## [Stored entries]

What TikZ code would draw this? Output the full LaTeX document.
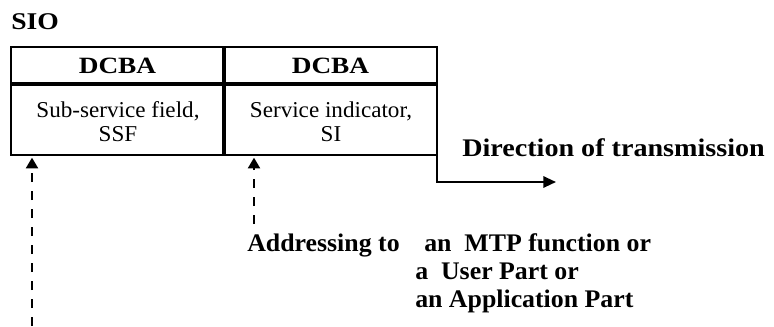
\documentclass[tikz,border=0pt]{standalone}
\usepackage{fontspec}
\setmainfont{Liberation Serif}
% Serif faces with slightly different widths for the various labels
\newfontfamily\headface[FakeStretch=1.17]{Liberation Serif}
\newfontfamily\titleface[FakeStretch=1.15]{Liberation Serif}
\newfontfamily\cellface[FakeStretch=1.02]{Liberation Serif}
\newfontfamily\dirface[FakeStretch=1.11]{Liberation Serif}
\newfontfamily\noteface[FakeStretch=1.02]{Liberation Serif}
\usetikzlibrary{arrows.meta}

\tikzset{
  cellbox/.style={minimum width=159.75pt, inner sep=0pt, outer sep=0pt},
  headcell/.style={cellbox, minimum height=27.75pt,
    font=\headface\bfseries\fontsize{17.5}{19}\selectfont},
  bodycell/.style={cellbox, minimum height=53.25pt},
  celltext/.style={inner sep=0pt, align=center,
    font=\cellface\fontsize{17}{18}\selectfont},
  frame/.style={line width=1.6pt},
  divider/.style={line width=2.3pt},
  pointer/.style={line width=1.5pt, dash pattern=on 7pt off 6.5pt,
    -{Triangle[length=8pt,width=9pt]}},
  flow/.style={line width=1.5pt, -{Triangle[length=9.5pt,width=8.5pt]}},
  boldnote/.style={inner sep=0pt, font=\noteface\bfseries\fontsize{19}{21.75}\selectfont},
}

\begin{document}
\begin{tikzpicture}[x=0.75pt, y=-0.75pt]
  \useasboundingbox (0,0) rectangle (774,326);

  % Title
  \node[anchor=base west, inner sep=0pt,
        font=\titleface\bfseries\fontsize{18}{20}\selectfont] (sio) at (11,29) {SIO};

  % Octet cells
  \node[headcell] (h1) at (117.5,65.5) {DCBA};
  \node[headcell] (h2) at (330.5,65.5) {DCBA};
  \node[bodycell] (b1) at (117.5,119.5) {};
  \node[bodycell] (b2) at (330.5,119.5) {};
  \node[celltext] (ssf) at (118,122) {Sub-service field,\\SSF};
  \node[celltext] (si)  at (331,122) {Service indicator,\\SI};

  \draw[frame] (h1.north west) rectangle (b2.south east);
  \draw[divider] (h1.south west) -- (h2.south east);
  \draw[divider] (h1.north east) -- (b1.south east);

  % Direction of transmission
  \coordinate (dirend) at (556,182);
  \draw[flow] (b2.east) |- (dirend);
  \node[anchor=west, inner sep=0pt,
        font=\dirface\bfseries\fontsize{19}{21}\selectfont] (dir) at (462,148)
        {Direction of transmission};

  % Pointers to the fields
  \coordinate (p1) at (32,326);
  \coordinate (p2) at (254,224);
  \draw[pointer, shorten >=2pt] (p1) -- (p1 |- b1.south);
  \draw[pointer, shorten >=2pt] (p2) -- (p2 |- b2.south);

  % Meaning of the service indicator
  \node[boldnote, anchor=base west] (addr) at (247,251) {Addressing to};
  \node[boldnote, anchor=base west] (t1) at (424,251) {an\ \ MTP function or};
  \node[boldnote, anchor=base west] (t2) at (415,279) {a\ \ User Part or};
  \node[boldnote, anchor=base west] (t3) at (415,307) {an Application Part};
\end{tikzpicture}
\end{document}
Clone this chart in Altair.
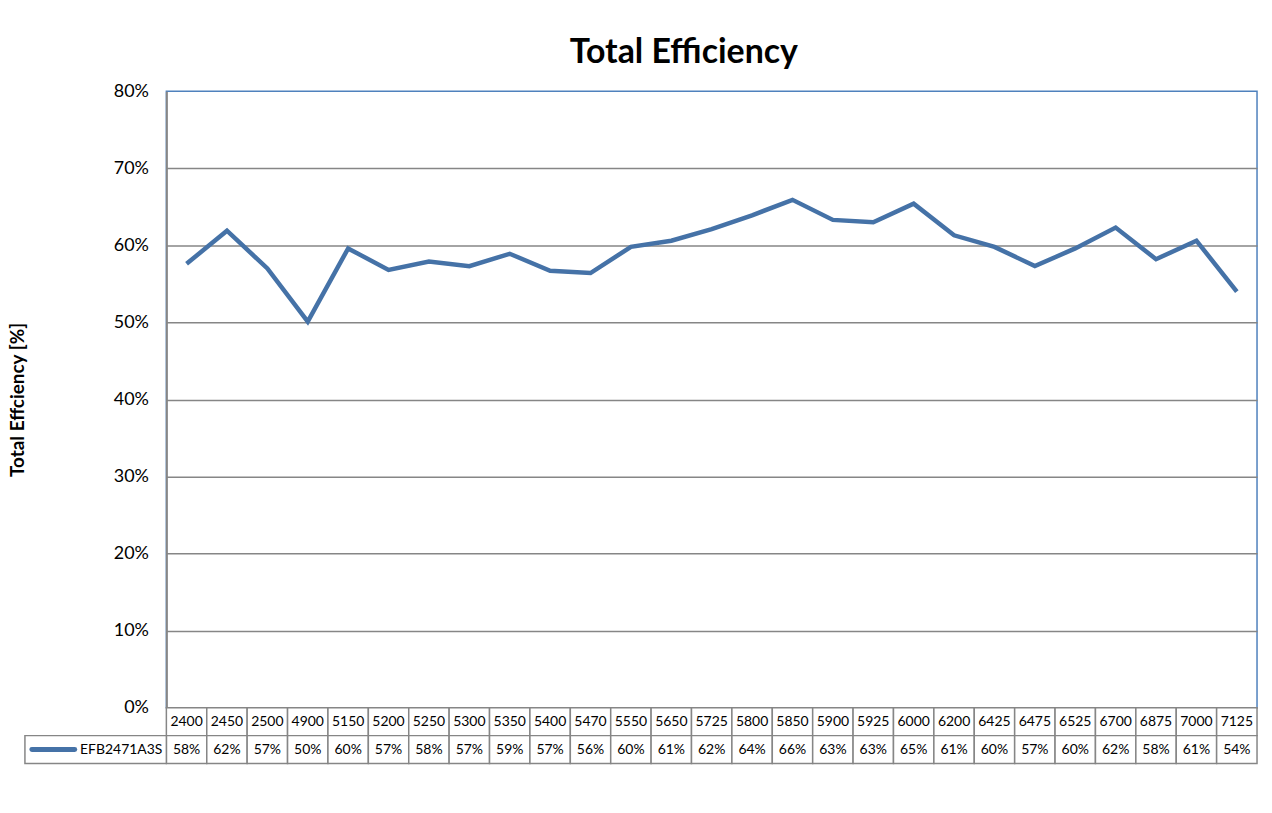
import altair as alt
import pandas as pd

FONT = "Lato"
LINE_BLUE = "#4572A7"
FRAME_BLUE = "#4F81BD"
GRID_GREY = "#868686"

# --- DATA ---
freqs = [
    "2400", "2450", "2500", "4900", "5150", "5200", "5250", "5300", "5350",
    "5400", "5470", "5550", "5650", "5725", "5800", "5850", "5900", "5925",
    "6000", "6200", "6425", "6475", "6525", "6700", "6875", "7000", "7125",
]
efficiency = [
    0.576, 0.619, 0.570, 0.501, 0.596, 0.568, 0.579, 0.573, 0.589,
    0.567, 0.564, 0.598, 0.606, 0.621, 0.639, 0.659, 0.633, 0.630,
    0.654, 0.613, 0.598, 0.573, 0.596, 0.623, 0.582, 0.606, 0.540,
]
y_ticks = [0.0, 0.1, 0.2, 0.3, 0.4, 0.5, 0.6, 0.7, 0.8]
series_name = "EFB2471A3S"
table_rows = ["freq", "pct"]

df = pd.DataFrame({"freq": freqs, "eff": efficiency})

# data table under the plot: one row of frequencies, one row of rounded values
df_table = pd.concat(
    [
        pd.DataFrame({"freq": freqs, "row": "freq", "label": freqs}),
        pd.DataFrame(
            {"freq": freqs, "row": "pct", "label": [f"{v:.0%}" for v in efficiency]}
        ),
    ]
)
df_legend = pd.DataFrame({"row": ["pct"], "series": [series_name]})

W = 1095
H_PLOT = 619
H_TABLE = 56


def create_line_chart(df):
    return (
        alt.Chart(df)
        .mark_line(color=LINE_BLUE, strokeWidth=4.5)
        .encode(
            x=alt.X("freq:N", sort=freqs, axis=None),
            y=alt.Y(
                "eff:Q",
                scale=alt.Scale(domain=[0, 0.8], nice=False),
                title="Total Effciency [%]",
                axis=alt.Axis(
                    values=y_ticks,
                    format=".0%",
                    ticks=False,
                    labelPadding=18,
                    labelFontSize=18,
                    labelColor="black",
                    labelFont=FONT,
                    domainColor=GRID_GREY,
                    domainWidth=2,
                    gridColor=GRID_GREY,
                    gridWidth=1.5,
                    gridOpacity=alt.condition(
                        "datum.value >= 0.79", alt.value(0), alt.value(1)
                    ),
                    titleFont=FONT,
                    titleFontSize=19,
                    titleFontWeight="bold",
                    titleColor="black",
                    titleX=-139,
                    titleY=H_PLOT / 2,
                ),
            ),
        )
        .properties(
            width=W,
            height=H_PLOT,
            view=alt.ViewBackground(stroke=FRAME_BLUE, strokeWidth=1.5),
            title=alt.TitleParams(
                "Total Efficiency",
                font=FONT,
                fontSize=34,
                fontWeight="bold",
                color="black",
                frame="group",
                dx=-28,
                offset=12,
            ),
        )
    )


def create_data_table(df_table, df_legend):
    x_tab = alt.X(
        "freq:N", sort=freqs, axis=None, scale=alt.Scale(paddingInner=0, paddingOuter=0)
    )
    y_tab = alt.Y(
        "row:N",
        sort=table_rows,
        axis=None,
        scale=alt.Scale(domain=table_rows, paddingInner=0, paddingOuter=0),
    )
    cells = (
        alt.Chart(df_table)
        .mark_rect(fill="white", stroke=GRID_GREY, strokeWidth=1.5)
        .encode(x=x_tab, y=y_tab)
    )
    texts = (
        alt.Chart(df_table)
        .mark_text(font=FONT, fontSize=14, color="black")
        .encode(x=x_tab, y=y_tab, text="label:N")
    )
    legend_cell = (
        alt.Chart(df_legend)
        .mark_rect(fill="white", stroke=GRID_GREY, strokeWidth=1.5)
        .encode(x=alt.value(-142), x2=alt.value(0), y=y_tab)
    )
    legend_key = (
        alt.Chart(df_legend)
        .mark_rule(color=LINE_BLUE, strokeWidth=5, strokeCap="round")
        .encode(x=alt.value(-135), x2=alt.value(-92), y=y_tab)
    )
    legend_text = (
        alt.Chart(df_legend)
        .mark_text(font=FONT, fontSize=14, color="black", align="right")
        .encode(x=alt.value(-4), y=y_tab, text="series:N")
    )
    return alt.layer(cells, texts, legend_cell, legend_key, legend_text).properties(
        width=W,
        height=H_TABLE,
        view=alt.ViewBackground(stroke="transparent"),
    )


chart = (
    alt.vconcat(
        create_line_chart(df),
        create_data_table(df_table, df_legend),
        spacing=0,
        bounds="flush",
    )
    .properties(
        padding={"left": 0, "top": 26, "right": 5, "bottom": 5},
        background="white",
    )
    .configure(font=FONT)
)

chart.save("out.html", embed_options={"renderer": "svg", "actions": False})
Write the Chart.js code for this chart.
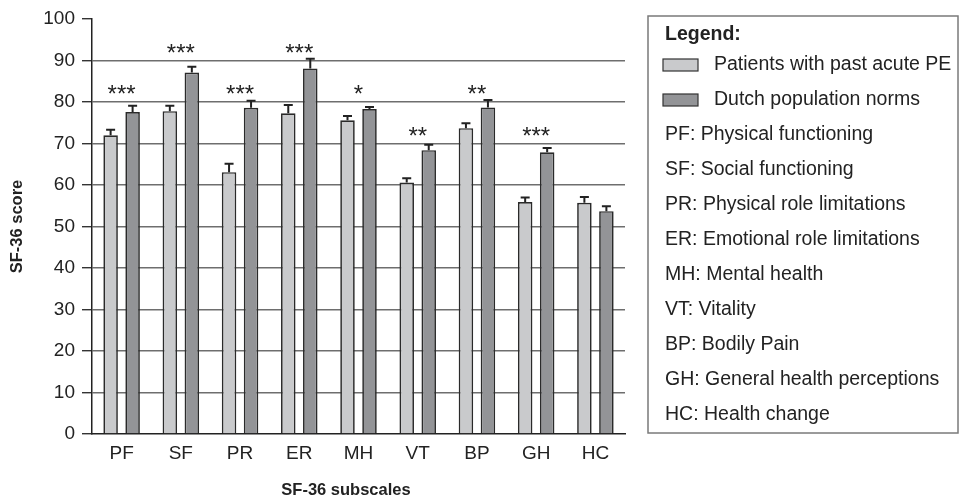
<!DOCTYPE html>
<html>
<head>
<meta charset="utf-8">
<script src="https://cdn.jsdelivr.net/npm/chart.js@4/dist/chart.umd.min.js"></script>
<style>
  html, body { margin: 0; padding: 0; background: #fff; }
  #wrap { width: 959px; height: 499px; position: relative; }
</style>
</head>
<body>
<div id="wrap"><canvas id="myChart" width="959" height="499"></canvas></div>
<script>
// data
const subscales = ['PF', 'SF', 'PR', 'ER', 'MH', 'VT', 'BP', 'GH', 'HC'];
const patients = [72.0, 77.8, 63.1, 77.3, 75.6, 60.6, 73.7, 55.9, 55.7];
const patientsErr = [1.3, 1.3, 2.0, 2.0, 1.0, 1.0, 1.2, 1.1, 1.4];
const norms = [77.6, 87.1, 78.6, 88.1, 78.3, 68.4, 78.7, 67.9, 53.7];
const normsErr = [1.5, 1.4, 1.7, 2.3, 0.5, 1.3, 1.8, 1.0, 1.2];
const significance = ['***', '***', '***', '***', '*', '**', '**', '***', ''];
const yTicks = [0, 10, 20, 30, 40, 50, 60, 70, 80, 90, 100];
const seriesNames = ['Patients with past acute PE', 'Dutch population norms'];
const abbreviations = [
  'PF: Physical functioning',
  'SF: Social functioning',
  'PR: Physical role limitations',
  'ER: Emotional role limitations',
  'MH: Mental health',
  'VT: Vitality',
  'BP: Bodily Pain',
  'GH: General health perceptions',
  'HC: Health change'
];
const xTitle = 'SF-36 subscales';
const yTitle = 'SF-36 score';

const FONT = '"Liberation Sans", Arial, Helvetica, sans-serif';
const lightFill = '#c9cacc';
const darkFill = '#939497';
const ink = '#222';

// error bars (upper only) + significance stars
const errorBars = {
  id: 'errorBars',
  afterDatasetsDraw(chart) {
    const ctx = chart.ctx;
    const y = chart.scales.y;
    const errs = [patientsErr, normsErr];
    ctx.save();
    ctx.strokeStyle = ink;
    ctx.lineWidth = 2;
    chart.data.datasets.forEach((ds, di) => {
      const meta = chart.getDatasetMeta(di);
      meta.data.forEach((bar, i) => {
        const top = y.getPixelForValue(ds.data[i] + errs[di][i]);
        ctx.beginPath();
        ctx.moveTo(bar.x, bar.y);
        ctx.lineTo(bar.x, top);
        ctx.moveTo(bar.x - 4.5, top);
        ctx.lineTo(bar.x + 4.5, top);
        ctx.stroke();
      });
    });
    // stars
    ctx.fillStyle = ink;
    ctx.font = '24px ' + FONT;
    ctx.textAlign = 'center';
    ctx.textBaseline = 'alphabetic';
    const x = chart.scales.x;
    significance.forEach((s, i) => {
      if (!s) return;
      const hi = Math.max(patients[i] + patientsErr[i], norms[i] + normsErr[i]);
      const level = Math.round(hi / 10) * 10 + 3.3;
      const cy = y.getPixelForValue(level);
      ctx.fillText(s, x.getPixelForValue(i), cy + 14);
    });
    // x axis title
    ctx.font = 'bold 16.5px ' + FONT;
    ctx.textBaseline = 'middle';
    ctx.fillText(xTitle, 346, 490);
    ctx.restore();
  }
};

// boxed legend on the right
const boxLegend = {
  id: 'boxLegend',
  afterDraw(chart) {
    const ctx = chart.ctx;
    const bx = 648, by = 16, bw = 310, bh = 417;
    ctx.save();
    ctx.strokeStyle = '#7a7a7a';
    ctx.lineWidth = 1.5;
    ctx.strokeRect(bx, by, bw, bh);
    ctx.fillStyle = ink;
    ctx.textBaseline = 'middle';
    ctx.textAlign = 'left';
    ctx.font = 'bold 19.5px ' + FONT;
    ctx.fillText('Legend:', 665, 35);
    ctx.font = '19.5px ' + FONT;
    const fills = [lightFill, darkFill];
    seriesNames.forEach((name, i) => {
      const cy = 65 + 35 * i;
      ctx.fillStyle = fills[i];
      ctx.fillRect(663, cy - 6, 35, 12);
      ctx.strokeStyle = '#333';
      ctx.lineWidth = 1.2;
      ctx.strokeRect(663, cy - 6, 35, 12);
      ctx.fillStyle = ink;
      ctx.fillText(name, 714, cy);
    });
    abbreviations.forEach((txt, i) => {
      ctx.fillText(txt, 665, 65 + 35 * (i + 2));
    });
    ctx.restore();
  }
};

const ctx = document.getElementById('myChart').getContext('2d');
const chart = new Chart(ctx, {
  type: 'bar',
  data: {
    labels: subscales,
    datasets: [
      {
        label: seriesNames[0],
        data: patients,
        backgroundColor: lightFill,
        borderColor: '#2a2a2a',
        borderWidth: 1.7,
        borderSkipped: 'bottom'
      },
      {
        label: seriesNames[1],
        data: norms,
        backgroundColor: darkFill,
        borderColor: '#2a2a2a',
        borderWidth: 1.7,
        borderSkipped: 'bottom'
      }
    ]
  },
  options: {
    responsive: false,
    animation: false,
    devicePixelRatio: 1,
    layout: { padding: { left: 0, top: 19, right: 334, bottom: 0 } },
    datasets: { bar: { categoryPercentage: 0.743, barPercentage: 0.66 } },
    plugins: { legend: { display: false }, tooltip: { enabled: false } },
    scales: {
      x: {
        grid: { display: false, drawTicks: false },
        border: { display: true, color: '#222', width: 1.5 },
        ticks: { color: ink, font: { family: FONT, size: 19 }, padding: 8 },
        afterFit(scale) { scale.height = 65; }
      },
      y: {
        min: 0,
        max: 100,
        afterBuildTicks(scale) { scale.ticks = yTicks.map(v => ({ value: v })); },
        grid: {
          color(c) { return (c.tick && (c.tick.value === 100 || c.tick.value === 0)) ? 'rgba(0,0,0,0)' : '#6e6e6e'; },
          lineWidth: 1.4,
          tickColor: '#333',
          tickLength: 10
        },
        border: { display: true, color: '#222', width: 1.5 },
        ticks: { color: ink, font: { family: FONT, size: 19 }, padding: 7 },
        title: {
          display: true,
          text: yTitle,
          color: ink,
          font: { family: FONT, size: 16.5, weight: 'bold' },
          padding: { top: 8, bottom: 0 }
        },
        afterFit(scale) { scale.width = 92; }
      }
    }
  },
  plugins: [errorBars, boxLegend]
});
</script>
</body>
</html>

## [What the task requires]
In the listing above, find the line containing "Write the Chart.js code for this chart." and the line containing "const yTitle = 'SF-36 score';", then write out both of them and every line between, exactly, with no pictures.

## [The completed task]
Write the Chart.js code for this chart.
<!DOCTYPE html>
<html>
<head>
<meta charset="utf-8">
<script src="https://cdn.jsdelivr.net/npm/chart.js@4/dist/chart.umd.min.js"></script>
<style>
  html, body { margin: 0; padding: 0; background: #fff; }
  #wrap { width: 959px; height: 499px; position: relative; }
</style>
</head>
<body>
<div id="wrap"><canvas id="myChart" width="959" height="499"></canvas></div>
<script>
// data
const subscales = ['PF', 'SF', 'PR', 'ER', 'MH', 'VT', 'BP', 'GH', 'HC'];
const patients = [72.0, 77.8, 63.1, 77.3, 75.6, 60.6, 73.7, 55.9, 55.7];
const patientsErr = [1.3, 1.3, 2.0, 2.0, 1.0, 1.0, 1.2, 1.1, 1.4];
const norms = [77.6, 87.1, 78.6, 88.1, 78.3, 68.4, 78.7, 67.9, 53.7];
const normsErr = [1.5, 1.4, 1.7, 2.3, 0.5, 1.3, 1.8, 1.0, 1.2];
const significance = ['***', '***', '***', '***', '*', '**', '**', '***', ''];
const yTicks = [0, 10, 20, 30, 40, 50, 60, 70, 80, 90, 100];
const seriesNames = ['Patients with past acute PE', 'Dutch population norms'];
const abbreviations = [
  'PF: Physical functioning',
  'SF: Social functioning',
  'PR: Physical role limitations',
  'ER: Emotional role limitations',
  'MH: Mental health',
  'VT: Vitality',
  'BP: Bodily Pain',
  'GH: General health perceptions',
  'HC: Health change'
];
const xTitle = 'SF-36 subscales';
const yTitle = 'SF-36 score';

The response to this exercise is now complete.